Wisdom's Chain, Pride's Chain

Chains pull double duty in the wisdom literature. Worn rightly, they ornament; worn wrongly, they crush. Proverbs makes the parental instruction itself a chain: "they will be a chaplet of grace to your head, And chains about your neck" (Pr 1:9). Sirach extends the same image to wisdom herself, who comes first as a discipline and only then as an ornament — "Incline your shoulder and carry her; And do not be weary of her bundle ... Her yoke is an ornament of gold; And her bonds are a cord of blue" (Sir 6:25, 6:30) — and finishes with the contrast between the wise and the foolish learner: "[As] chains on [their] feet, [so] is instruction to the foolish, And as manacles on their right hand" (Sir 21:19), whereas "As a golden ornament is instruction to the wise, And as a bracelet upon their right arm" (Sir 21:21). The same chain is golden ornament to one and iron manacle to the other. Sirach also names the chain as a tool of household discipline for an unruly servant: "if he does not obey make his fetters heavy" (Sir 33:28).

The same image works in the Psalms and Lamentations as a figure of the proud and the punished. "Pride is as a chain about their neck; Violence covers them as a garment" (Ps 73:6); the man under judgment in Lamentations cries, "He has walled me about, that I can't go forth; he has made my chain heavy" (La 3:7).

The Chain of Judgment

When the prophet is told to enact a coming judgment in symbol, the instrument is again the chain: "Make the chain; for the land is full of bloody crimes, and the city is full of violence" (Eze 7:23). The oracle that follows describes a kingdom whose holy places are profaned, whose prophet has no vision, and whose king mourns: "I will do to them after their way, and according to their deserts I will judge them; and they will know that I am Yahweh" (Eze 7:27).
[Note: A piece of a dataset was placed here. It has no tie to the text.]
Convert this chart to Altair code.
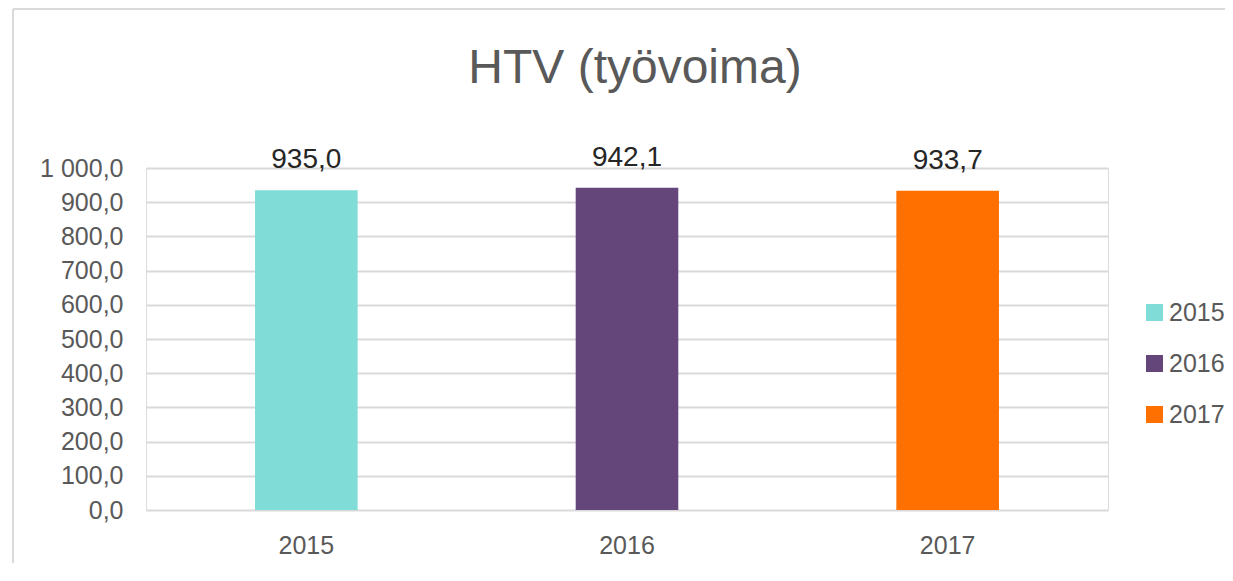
import altair as alt
import pandas as pd

title_text = "HTV (työvoima)"
years = ["2015", "2016", "2017"]
values = [935.0, 942.1, 933.7]
colors = ["#80DCD7", "#65467B", "#FF7000"]
y_ticks = [0, 100, 200, 300, 400, 500, 600, 700, 800, 900, 1000]

df = pd.DataFrame({"year": years, "value": values})

FONT = "Liberation Sans"
W, H = 962, 342

x_enc = alt.X(
    "year:N",
    sort=years,
    title=None,
    scale=alt.Scale(paddingInner=0.68, paddingOuter=0.34),
    axis=alt.Axis(
        labelAngle=0,
        labelFontSize=25,
        labelColor="#595959",
        labelFont=FONT,
        labelPadding=23,
        ticks=False,
        tickSize=0,
        domain=False,
        grid=False,
    ),
)

y_enc = alt.Y(
    "value:Q",
    title=None,
    scale=alt.Scale(domain=[0, 1000], nice=False, zero=True),
    axis=alt.Axis(
        values=y_ticks,
        tickCount=11,
        labelExpr="replace(replace(format(datum.value, ',.1f'), /,/g, ' '), '.', ',')",
        labelFontSize=25,
        labelColor="#595959",
        labelFont=FONT,
        labelPadding=23,
        labelOverlap=False,
        ticks=False,
        tickSize=0,
        domain=False,
        grid=True,
        gridColor="#D9D9D9",
        gridWidth=2,
    ),
)

bars = alt.Chart(df).mark_bar().encode(
    x=x_enc,
    y=y_enc,
    color=alt.Color(
        "year:N",
        sort=years,
        scale=alt.Scale(domain=years, range=colors),
        legend=alt.Legend(
            title=None,
            orient="none",
            legendX=996,
            legendY=132,
            symbolType="square",
            symbolSize=289,
            symbolStrokeWidth=0,
            labelFontSize=25,
            labelFont=FONT,
            labelColor="#595959",
            labelOffset=2,
            rowPadding=25,
        ),
    ),
)

labels = alt.Chart(df).mark_text(
    baseline="alphabetic", dy=-22, fontSize=28, font=FONT, color="#262626"
).encode(
    x=x_enc,
    y=y_enc,
    text=alt.Text("lbl:N"),
).transform_calculate(lbl="replace(format(datum.value, '.1f'), '.', ',')")

title_mark = alt.Chart(pd.DataFrame({"t": [title_text]})).mark_text(
    fontSize=48, font=FONT, color="#595959", align="center", baseline="alphabetic"
).encode(x=alt.value(489), y=alt.value(-85), text="t:N")

border_df = pd.DataFrame({"k": [0]})
left_border = alt.Chart(border_df).mark_rule(color="#D9D9D9", strokeWidth=2).encode(
    x=alt.value(-133), y=alt.value(-159), y2=alt.value(400)
)
top_border = alt.Chart(border_df).mark_rule(color="#D9D9D9", strokeWidth=2).encode(
    x=alt.value(-133), x2=alt.value(1100), y=alt.value(-159)
)

chart = alt.layer(left_border, top_border, bars, labels, title_mark).properties(
    width=W,
    height=H,
    autosize=alt.AutoSizeParams(type="none"),
    padding={"left": 138, "top": 160, "right": 117, "bottom": 53},
).configure_view(stroke=None).configure(background="white")

chart.save("out.html", embed_options={"renderer": "svg", "actions": False})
The New Testament extends the chain into the realm of fallen spiritual powers. Jude writes that the angels "who did not keep their own principality, but left their proper habitation, he has kept in everlasting bonds under darkness to the judgment of the great day" (Jude 1:6); 2 Peter says the same: God "did not spare angels who sinned, but cast them down to Tartarus, and delivered them to chains of darkness, to be reserved to judgment" (2Pe 2:4).

The Angel and the Dragon

The biblical chain takes a final use in Revelation. An angel comes "down out of heaven, having the key of the abyss and a great chain in his hand. And he laid hold on the dragon, the old serpent, which is the Devil and Satan, and bound him for a thousand years" (Re 20:1-2). The instrument that bound prophets, kings, and apostles is, in the end, set on the adversary himself.